At the time of the Council of Ephesus, Theotokos was understood to mean that Mary was “mother of God,” but not in the sense that Jesus received his divine nature from Mary in any way. It simply meant that Mary, being the mother of Jesus, was the “mother of God” in that sense. Jesus is God and Mary is his mother, touching his human nature. There was no confusion at Ephesus or Chalcedon that this title was meant to ascribe any notion of deity to Mary. It simply articulated the fact that she was the earthly mother of the One Who was God Incarnate. Historian Jaroslav Pelikan has given a very good translation of Theotokos, one that accurately captures this historical understanding, “the one who gives birth to the One Who is God” (Mary Through the Centuries, New Haven, Conn.: Yale University Press, 1996, pg. 55). Given this understanding, historically there has been no official Protestant objection to the title “mother of God.” Obviously, this title could be understood to mean much more than it was understood to mean at Ephesus and at Chalcedon, but the words in and of themselves, properly qualified and defined, are not an occasion of controversy.
The Roman Catholic Church at some point began to co-opt this basic concept of Mary as the “Mother of God” and made devotion to Mary an integral part of worship (CCC 963, 971, 2677).

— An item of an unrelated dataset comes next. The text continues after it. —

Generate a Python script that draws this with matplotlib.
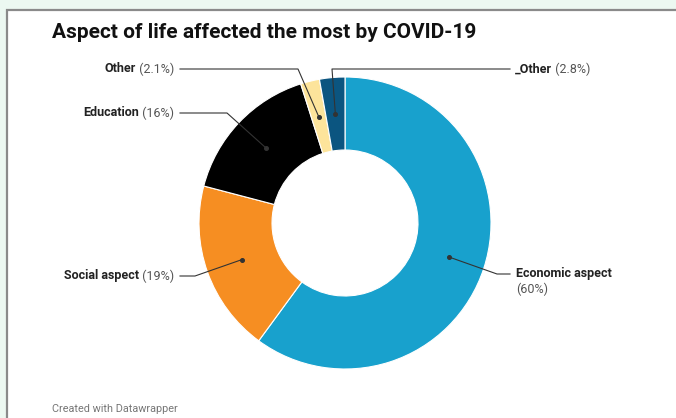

The “Hail Mary” concludes with a petition for Mary to “pray for us sinners, now and at the hour of our death.” Protestants find this problematic. Attributing intercessory work to Mary draws objections from the vast majority of Protestants. They argue that viewing Mary as one who intercedes for us either now or at our deaths, makes Mary a kind of co-mediator of our redemption (cf. CCC 618, 964, 968, 970).
Generally speaking, Protestantism insists that Jesus is the sole mediator between God and man (I Timothy 2:5). Although, of course, the Holy Spirit also intercedes for us (Romans 8:26).
Circling back to each system’s approach to Scripture, the fundamental question that modern Roman Catholics and Mormons are obligated to answer is: Does the Holy Bible, as we have it today, contain enough information for a person to understand how to be eternally saved?